Śivasaṃhitā 4.65
Caturthaḥ paṭalaḥ — Mudrā
Sanskrit text
Transliteration
Translation
Commentary
The technical instruction of this verse has two key words defining the specific character of Mūlabandha: balāt (‘forcibly, by force’) and kramāt (‘gradually, step by step’). It is neither a soft nor an explosive practice but a sustained and progressive one. The initial force contracts the pelvic floor; the graduality conducts the ascending energy without causing dispersal or energetic violence.
Apānamākṛṣya — ‘having drawn the apāna’ — uses the gerund of ā-kṛṣ- (to draw toward oneself, from the root kṛṣ-, to drag, to pull), the same root as kṛṣi (agriculture, the act of plowing and drawing the earth). The apāna does not ascend by itself but is ‘pulled’ upward by the muscular contraction of the pelvic floor combined with the practitioner’s intention. Sucārayet — ‘let him conduct it well’ — implies care in the journey, not abruptness.
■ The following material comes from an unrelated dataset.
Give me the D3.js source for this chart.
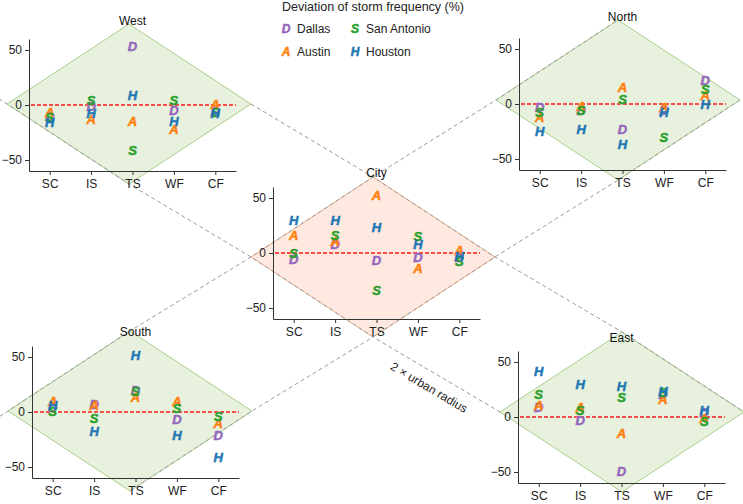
<!DOCTYPE html>
<html>
<head>
<meta charset="utf-8">
<script src="https://cdn.jsdelivr.net/npm/d3@7"></script>
<style>
  body { margin: 0; background: #fff; }
  svg text { font-family: "Liberation Sans", Arial, sans-serif; }
  .axis path, .axis line { stroke: #333; }
  .axis text { font-size: 12px; fill: #222; }
  .mark { font-weight: bold; font-style: italic; stroke-width: 0.5px; }
</style>
</head>
<body>
<div id="canvas"></div>
<script>
// data
var categories = ["SC", "IS", "TS", "WF", "CF"];
var cities = ["Dallas", "Austin", "San Antonio", "Houston"];
var letters = ["D", "A", "S", "H"];
var colors = ["#9467bd", "#ff7f0e", "#2ca02c", "#1f77b4"];
var regions = ["West", "North", "City", "South", "East"];
var yTicks = [-50, 0, 50];

// rows follow cities order: Dallas, Austin, San Antonio, Houston
var westValues = [
  [-10, -1, 53, -5, -6],
  [-7, -13, -15, -22, 1],
  [-11, 4.5, -41, 4, -7],
  [-16, -8, 9, -15, -8]
];
var northValues = [
  [-3, -6, -23, -6, 21.5],
  [-12, -2, 15, -3, 8],
  [-8, -6, 4, -30, 13],
  [-25, -23, -37, -8, 0]
];
var cityValues = [
  [-6, 8, -7, -4, -4],
  [16, 11, 52, -14, 2],
  [0, 16, -34, 15, -8],
  [29.5, 30, 23.5, 7.5, -3]
];
var southValues = [
  [4.5, 7, 19.5, -7, -21],
  [10, 6, 13.5, 10, -10],
  [0.5, -5.5, 19, 3.5, -4],
  [6.5, -18, 51.5, -21, -41]
];
var eastValues = [
  [8.5, -3, -49, 20.5, 4.5],
  [10.5, 8.5, -15, 16, -1.5],
  [20.5, 6.5, 18, 22, -4],
  [41.5, 30, 28, 23.5, 6]
];

var valuesByRegion = {
  West: westValues, North: northValues, City: cityValues,
  South: southValues, East: eastValues
};

// layout (pixels)
var width = 743, height = 504;
var axW = 207, halfH = 66;
var layout = {
  West:  {x0: 29,  zero: 105, titleY: 25,  cx: 129, cy: 104},
  North: {x0: 519, zero: 104, titleY: 21,  cx: 618, cy: 100},
  City:  {x0: 273, zero: 253, titleY: 177, cx: 373, cy: 257},
  South: {x0: 32,  zero: 412, titleY: 336, cx: 130, cy: 411},
  East:  {x0: 518, zero: 417, titleY: 342, cx: 622, cy: 412}
};
var da = 122, db = 80;

var svg = d3.select("#canvas")
  .append("svg")
  .attr("width", width)
  .attr("height", height);

function vtx(r, k) {
  var c = layout[r];
  if (k === "l") return [c.cx - da, c.cy];
  if (k === "r") return [c.cx + da, c.cy];
  if (k === "t") return [c.cx, c.cy - db];
  return [c.cx, c.cy + db];
}

// diamonds
regions.forEach(function (r) {
  var isCity = r === "City";
  svg.append("polygon")
    .attr("points", ["l", "t", "r", "b"].map(function (k) { return vtx(r, k).join(","); }).join(" "))
    .attr("fill", isCity ? "#fde9df" : "#e7f1de")
    .attr("stroke", isCity ? "#f2b48c" : "#a8d08d")
    .attr("stroke-width", 1);
});

// dashed guide lines
function ext(p, q, d) {
  var dx = p[0] - q[0], dy = p[1] - q[1], n = Math.sqrt(dx * dx + dy * dy);
  return [p[0] + dx / n * d, p[1] + dy / n * d];
}
var guides = [
  [ext(vtx("West", "l"), vtx("West", "b"), 10), vtx("West", "l"), vtx("West", "b"), vtx("City", "l"), vtx("City", "b"), vtx("East", "l")],
  [vtx("West", "r"), vtx("City", "t"), vtx("City", "r"), vtx("East", "t"), vtx("East", "r"), ext(vtx("East", "r"), vtx("East", "t"), 8)],
  [ext(vtx("South", "l"), vtx("South", "t"), 10), vtx("South", "l"), vtx("South", "t"), vtx("City", "l"), vtx("City", "t"), vtx("North", "l"), vtx("North", "t")],
  [vtx("South", "b"), vtx("South", "r"), vtx("City", "b"), vtx("City", "r"), vtx("North", "b"), vtx("North", "r")]
];
var line = d3.line();
svg.selectAll(".guide")
  .data(guides)
  .enter()
  .append("path")
  .attr("class", "guide")
  .attr("d", line)
  .attr("fill", "none")
  .attr("stroke", "#9a9a9a")
  .attr("stroke-width", 1)
  .attr("stroke-dasharray", "4,3");

// label on the City -> East guide
var p1 = vtx("City", "b"), p2 = vtx("East", "l");
var ang = Math.atan2(p2[1] - p1[1], p2[0] - p1[0]) * 180 / Math.PI;
svg.append("text")
  .attr("transform", "translate(427,391) rotate(" + ang + ")")
  .attr("text-anchor", "middle")
  .attr("font-size", "12px")
  .attr("fill", "#222")
  .text("2 × urban radius");

// panels
regions.forEach(function (r) {
  var c = layout[r];
  var g = svg.append("g");

  var x = d3.scalePoint()
    .domain(categories)
    .range([c.x0, c.x0 + axW])
    .padding(0.5);

  var y = d3.scaleLinear()
    .domain([-60, 60])
    .range([c.zero + halfH, c.zero - halfH]);

  g.append("g")
    .attr("class", "axis")
    .attr("transform", "translate(0," + (c.zero + halfH) + ")")
    .call(d3.axisBottom(x).tickSize(4).tickPadding(4).tickSizeOuter(0));

  g.append("g")
    .attr("class", "axis")
    .attr("transform", "translate(" + c.x0 + ",0)")
    .call(d3.axisLeft(y).tickValues(yTicks).tickSize(4).tickPadding(3).tickSizeOuter(0));

  g.append("line")
    .attr("x1", c.x0 + 2)
    .attr("x2", c.x0 + axW)
    .attr("y1", y(0))
    .attr("y2", y(0))
    .attr("stroke", "#ff1a1a")
    .attr("stroke-width", 1.6)
    .attr("stroke-dasharray", "4,2");

  var vals = valuesByRegion[r];
  vals.forEach(function (row, i) {
    g.selectAll(".m" + i)
      .data(row)
      .enter()
      .append("text")
      .attr("class", "mark m" + i)
      .attr("x", function (d, j) { return x(categories[j]); })
      .attr("y", function (d) { return y(d); })
      .attr("dy", "0.36em")
      .attr("text-anchor", "middle")
      .attr("font-size", "13px")
      .attr("fill", colors[i])
      .attr("stroke", colors[i])
      .text(letters[i]);
  });

  g.append("text")
    .attr("x", c.x0 + axW / 2)
    .attr("y", c.titleY)
    .attr("text-anchor", "middle")
    .attr("font-size", "12px")
    .attr("fill", "#111")
    .text(r);
});

// legend
var legend = svg.append("g");
legend.append("text")
  .attr("x", 282)
  .attr("y", 11)
  .attr("font-size", "12.5px")
  .attr("fill", "#222")
  .text("Deviation of storm frequency (%)");

var legendPos = [[286, 29], [286, 52], [355, 29], [355, 52]];
cities.forEach(function (name, i) {
  var item = legend.append("g")
    .attr("transform", "translate(" + legendPos[i][0] + "," + legendPos[i][1] + ")");
  item.append("text")
    .attr("class", "mark")
    .attr("dy", "0.36em")
    .attr("text-anchor", "middle")
    .attr("font-size", "12px")
    .attr("fill", colors[i])
    .attr("stroke", colors[i])
    .text(letters[i]);
  item.append("text")
    .attr("x", 11)
    .attr("dy", "0.36em")
    .attr("font-size", "12px")
    .attr("fill", "#222")
    .text(name);
});
</script>
</body>
</html>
The final clause about practice amid pleasures (bhogayukto’pi mānavaḥ) connects directly to the antinomian doctrine of Vajrolī: Mūlabandha also requires no prior renunciation of sensory life. This cohesive principle — that none of the ten mudrās requires abandoning ordinary life — is the characteristic soteriological position of the Śivasaṃhitā and its clearest distinction from Patañjali’s ashtanga yoga, which prescribes abstention (yama) as the first step.